Supplied data>
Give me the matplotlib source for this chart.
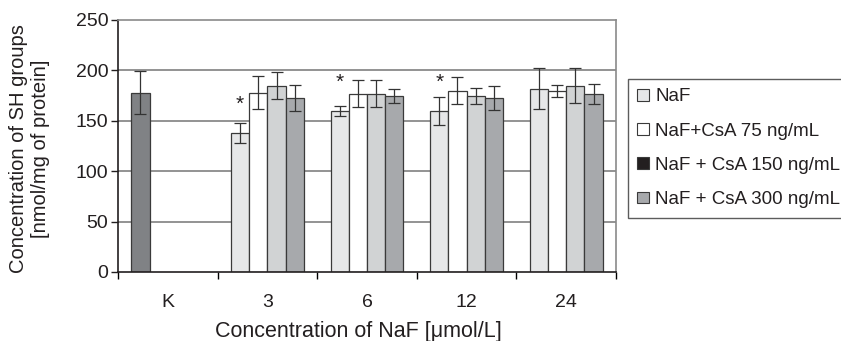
import matplotlib
matplotlib.use("Agg")
import matplotlib.pyplot as plt
from matplotlib.patches import Patch
import numpy as np

plt.rcParams['font.family'] = ['Liberation Sans', 'DejaVu Sans']

categories = ["K", "3", "6", "12", "24"]
series_names = ["NaF", "NaF+CsA 75 ng/mL", "NaF + CsA 150 ng/mL", "NaF + CsA 300 ng/mL"]

# values per series (None = no bar); K = control, drawn in first slot
naf      = [178, 138, 160, 160, 182]
csa75    = [None, 178, 177, 180, 180]
csa150   = [None, 185, 177, 175, 185]
csa300   = [None, 173, 175, 173, 177]
naf_err    = [21, 10, 5, 14, 20]
csa75_err  = [0, 16, 13, 13, 6]
csa150_err = [0, 13, 13, 8, 17]
csa300_err = [0, 13, 7, 12, 10]

# significance markers (category, y)
star_cats = ["3", "6", "12"]
star_y = [166, 188, 188]

values = [naf, csa75, csa150, csa300]
errors = [naf_err, csa75_err, csa150_err, csa300_err]
bar_colors = ["#e6e7e8", "#ffffff", "#d1d3d4", "#a7a9ac"]
k_color = "#808285"
legend_colors = ["#e6e7e8", "#ffffff", "#231f20", "#a7a9ac"]

fig = plt.figure(figsize=(8.41, 3.41), dpi=100)
ax = fig.add_axes([118/841, 1-272/341, 498/841, 252/341])

x = np.arange(len(categories))
w = 0.183
text_c = "#231f20"

for gy in [50, 100, 150, 200]:
    ax.axhline(gy, color="#808080", lw=1.2, zorder=0)

for i, (vals, errs) in enumerate(zip(values, errors)):
    for j, (v, e) in enumerate(zip(vals, errs)):
        if v is None:
            continue
        c = bar_colors[i]
        if categories[j] == "K":
            c = k_color
        xp = x[j] + (i - 1.5) * w
        ax.bar(xp, v, width=w, color=c, edgecolor="#3a3a3a", linewidth=0.9, zorder=2)
        ax.errorbar(xp, v, yerr=e, fmt="none", ecolor="#333333", elinewidth=0.9,
                    capsize=4, capthick=0.9, zorder=3)

for cat, sy in zip(star_cats, star_y):
    j = categories.index(cat)
    ax.text(x[j] - 1.5 * w, sy, "*", ha="center", va="center", fontsize=15, color=text_c)

ax.set_xlim(-0.5, len(categories) - 0.5)
ax.set_ylim(0, 250)
ax.set_yticks([0, 50, 100, 150, 200, 250])
ax.tick_params(axis="y", direction="out", length=5, width=1, pad=2, labelsize=14, colors=text_c)

ax.set_xticks(np.arange(-0.5, len(categories)), labels=[""] * (len(categories) + 1))
ax.set_xticks(x, labels=categories, minor=True)
ax.tick_params(axis="x", which="major", direction="out", length=5, width=1)
ax.tick_params(axis="x", which="minor", length=0, pad=16, labelsize=14, colors=text_c)

ax.spines["left"].set_color("#231f20")
ax.spines["bottom"].set_color("#231f20")
ax.spines["top"].set_color("#8a8a8a")
ax.spines["right"].set_color("#8a8a8a")
for s in ax.spines.values():
    s.set_linewidth(1.2)

ax.set_xlabel("Concentration of NaF [μmol/L]", fontsize=15.5, color=text_c)
ax.xaxis.set_label_coords(0.482, -0.195)
ax.set_ylabel("Concentration of SH groups\n[nmol/mg of protein]", fontsize=14.5,
              color=text_c, linespacing=1.2)
ax.yaxis.set_label_coords(-0.137, 0.49)

handles = [Patch(facecolor=c, edgecolor="#3a3a3a", linewidth=0.8) for c in legend_colors]
leg = fig.legend(handles, series_names, loc="upper left",
                 bbox_to_anchor=(628/841, 1-79/341), fontsize=13.5, frameon=True,
                 fancybox=False, edgecolor="#333333", handlelength=0.6, handleheight=0.6,
                 handletextpad=0.35, labelspacing=0.92, borderpad=0.5, borderaxespad=0)
leg.get_frame().set_linewidth(1.0)
for t in leg.get_texts():
    t.set_color(text_c)

fig.savefig("out.png", dpi=100)
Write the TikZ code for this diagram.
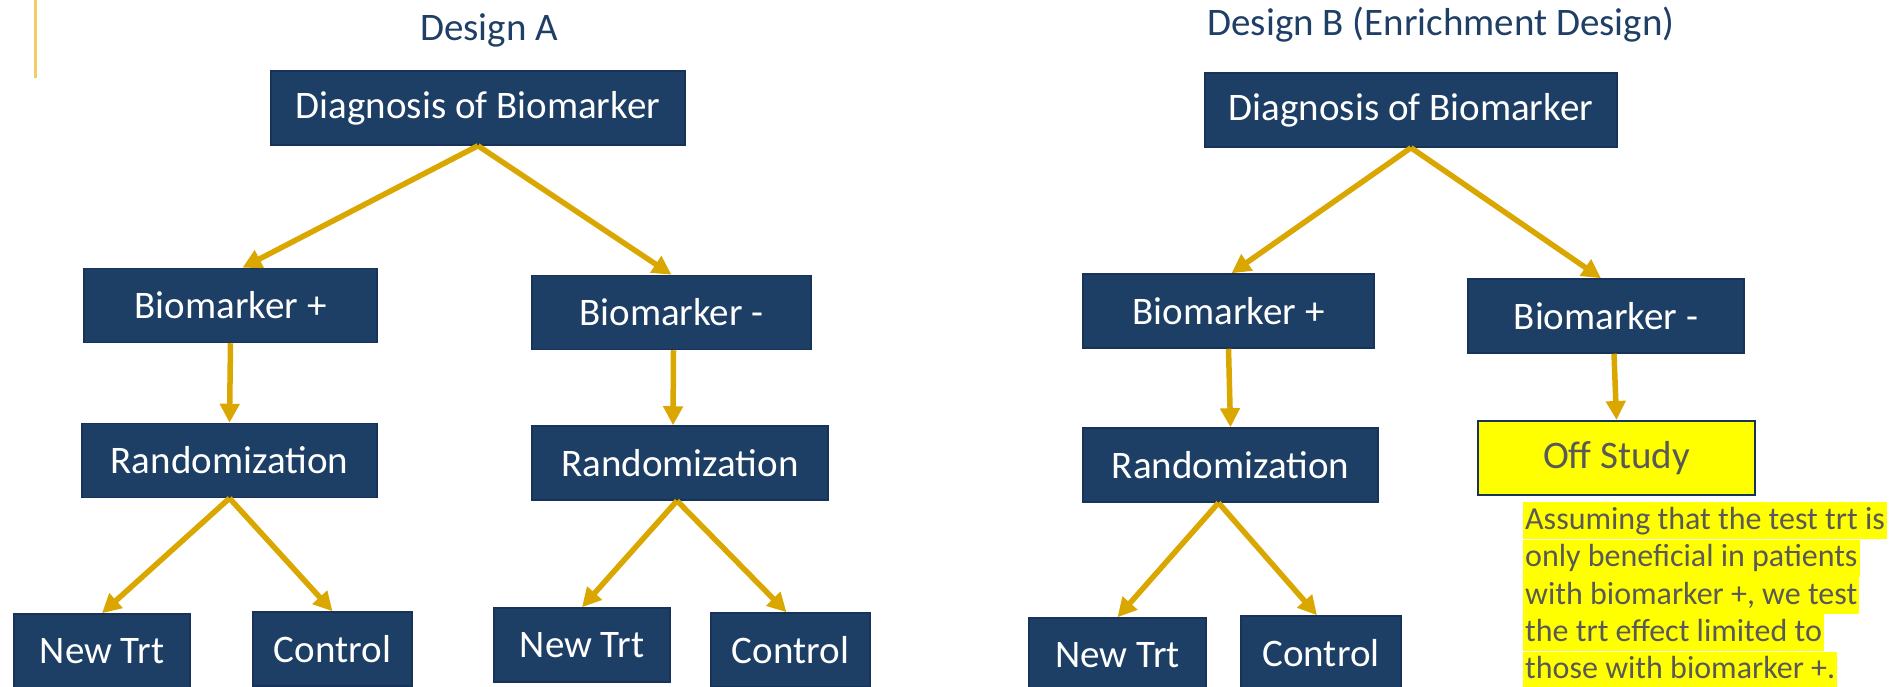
\documentclass[tikz,border=0pt]{standalone}
\usepackage{fontspec}
\setmainfont{Carlito}
\usetikzlibrary{arrows.meta, positioning}
\definecolor{navyfill}{HTML}{1D3F66}
\definecolor{navyline}{HTML}{17335A}
\definecolor{arrowgold}{HTML}{DAA600}
\definecolor{linegold}{HTML}{F2CD6A}
\definecolor{titleblue}{HTML}{1F3F66}
\definecolor{notegray}{HTML}{595959}
\definecolor{hlyellow}{HTML}{FFFF00}

\begin{document}
\begin{tikzpicture}[x=1pt, y=-1pt,
    navybox/.style={draw=navyline, line width=1.5pt, fill=navyfill, text=white,
        font=\fontsize{39}{47}\selectfont, minimum height=74pt, inner sep=0pt},
    offbox/.style={navybox, fill=hlyellow, text=notegray, line width=2pt},
    flow/.style={-{Triangle[length=19pt, width=19pt]}, line width=5.5pt, arrowgold},
    title/.style={font=\fontsize{39}{47}\selectfont, text=titleblue, anchor=base},
    hlline/.style={fill=hlyellow, text=notegray, font=\fontsize{32}{37}\selectfont,
        inner xsep=2pt, inner ysep=0pt, text height=27pt, text depth=10pt, anchor=north west}]
    \useasboundingbox (0,0) rectangle (1889,687);
    \clip (0,0) rectangle (1889,687);
    % Slide rule at the left
    \draw[linegold, line width=3pt] (35,0) -- (35,78);
    % === Design A ===
    \node[title] (titleA) at (489,41) {Design A};
    \node[navybox, minimum width=414pt] (diagA) at (478,108) {Diagnosis of Biomarker};
    \node[navybox, minimum width=293pt] (posA) at (230.5,305.5) {Biomarker +};
    \node[navybox, minimum width=279pt] (negA) at (671.5,312.5) {Biomarker -};
    \node[navybox, minimum width=295pt] (randA) at (229.5,460.5) {Randomization};
    \node[navybox, minimum width=296pt] (randAn) at (680,463) {Randomization};
    \node[navybox, minimum width=176pt] (newA) at (102,651) {New Trt};
    \node[navybox, minimum width=159pt] (ctlA) at (332.5,649) {Control};
    \node[navybox, minimum width=176pt] (newAn) at (582,645) {New Trt};
    \node[navybox, minimum width=159pt] (ctlAn) at (790.5,650) {Control};
    \draw[flow] (diagA.south) -- ([xshift=12pt]posA.north);
    \draw[flow] (diagA.south) -- (negA.north);
    \draw[flow] (posA.south) -- (randA.north);
    \draw[flow] ([xshift=2pt]negA.south) -- ([xshift=-7pt]randAn.north);
    \draw[flow] (randA.south) -- (newA.north);
    \draw[flow] (randA.south) -- (ctlA.north);
    \draw[flow] ([xshift=-3pt]randAn.south) -- (newAn.north);
    \draw[flow] ([xshift=-3pt]randAn.south) -- ([xshift=-4pt]ctlAn.north);
    % === Design B ===
    \node[title] (titleB) at (1441,36) {Design B (Enrichment Design)};
    \node[navybox, minimum width=412pt] (diagB) at (1411,110) {Diagnosis of Biomarker};
    \node[navybox, minimum width=291pt] (posB) at (1228.5,311) {Biomarker +};
    \node[navybox, minimum width=276pt] (negB) at (1606,316) {Biomarker -};
    \node[navybox, minimum width=295pt] (randB) at (1230.5,465) {Randomization};
    \node[offbox, minimum width=277pt] (offB) at (1616.5,458) {Off Study};
    \node[navybox, minimum width=177pt] (newB) at (1117.5,655) {New Trt};
    \node[navybox, minimum width=160pt] (ctlB) at (1321,653) {Control};
    \draw[flow] (diagB.south) -- ([xshift=3pt]posB.north);
    \draw[flow] (diagB.south) -- ([xshift=-5pt]negB.north);
    \draw[flow] (posB.south) -- (randB.north);
    \draw[flow] ([xshift=8pt]negB.south) -- (offB.north);
    \draw[flow] ([xshift=-12pt]randB.south) -- (newB.north);
    \draw[flow] ([xshift=-12pt]randB.south) -- ([xshift=-4pt]ctlB.north);
    % Highlighted note under Off Study
    \node[hlline] (note1) at (1523,502) {Assuming that the test trt is};
    \node[hlline, below=0pt of note1.south west, anchor=north west] (note2) {only beneficial in patients};
    \node[hlline, below=0pt of note2.south west, anchor=north west] (note3) {with biomarker +, we test};
    \node[hlline, below=0pt of note3.south west, anchor=north west] (note4) {the trt effect limited to};
    \node[hlline, below=0pt of note4.south west, anchor=north west] (note5) {those with biomarker +.};
\end{tikzpicture}
\end{document}
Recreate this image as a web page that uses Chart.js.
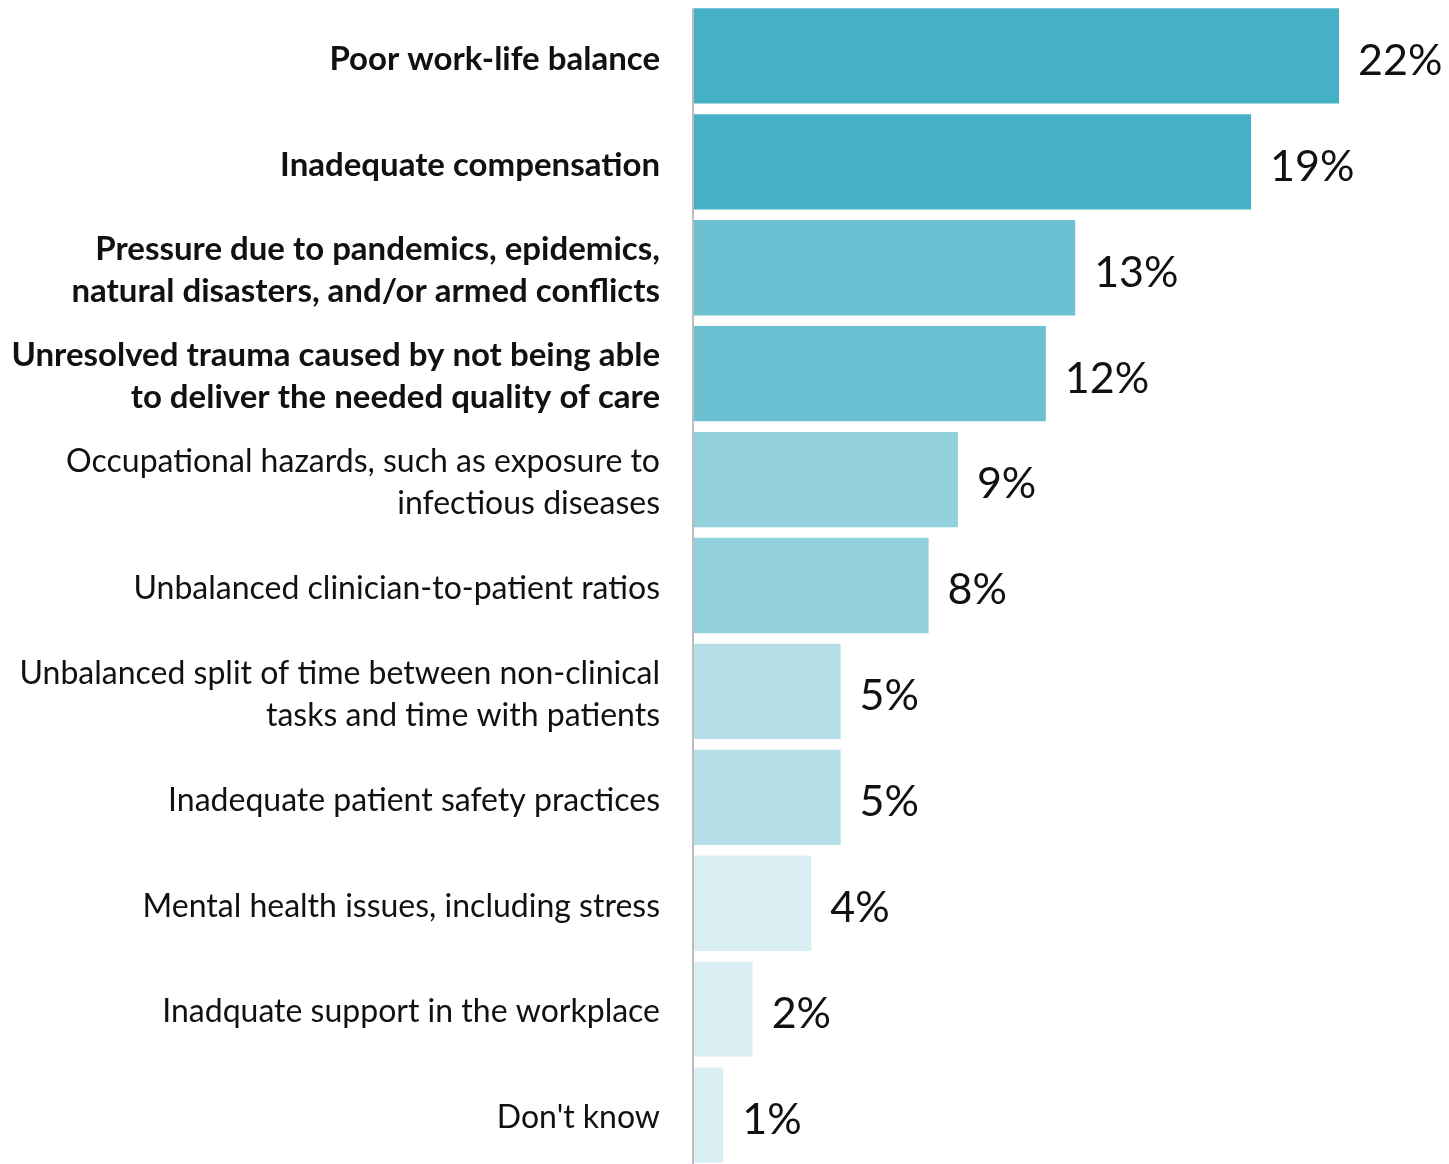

Short problem> Leave out the pictures and restate, word for word, the lines from the top of the data through the line containing "ax = fig.add_axes([118/841, 1-272/341, 498/841, 252/341])", both included.

The reply>
Give me the matplotlib source for this chart.
import matplotlib
matplotlib.use("Agg")
import matplotlib.pyplot as plt
from matplotlib.patches import Patch
import numpy as np

plt.rcParams['font.family'] = ['Liberation Sans', 'DejaVu Sans']

categories = ["K", "3", "6", "12", "24"]
series_names = ["NaF", "NaF+CsA 75 ng/mL", "NaF + CsA 150 ng/mL", "NaF + CsA 300 ng/mL"]

# values per series (None = no bar); K = control, drawn in first slot
naf      = [178, 138, 160, 160, 182]
csa75    = [None, 178, 177, 180, 180]
csa150   = [None, 185, 177, 175, 185]
csa300   = [None, 173, 175, 173, 177]
naf_err    = [21, 10, 5, 14, 20]
csa75_err  = [0, 16, 13, 13, 6]
csa150_err = [0, 13, 13, 8, 17]
csa300_err = [0, 13, 7, 12, 10]

# significance markers (category, y)
star_cats = ["3", "6", "12"]
star_y = [166, 188, 188]

values = [naf, csa75, csa150, csa300]
errors = [naf_err, csa75_err, csa150_err, csa300_err]
bar_colors = ["#e6e7e8", "#ffffff", "#d1d3d4", "#a7a9ac"]
k_color = "#808285"
legend_colors = ["#e6e7e8", "#ffffff", "#231f20", "#a7a9ac"]

fig = plt.figure(figsize=(8.41, 3.41), dpi=100)
ax = fig.add_axes([118/841, 1-272/341, 498/841, 252/341])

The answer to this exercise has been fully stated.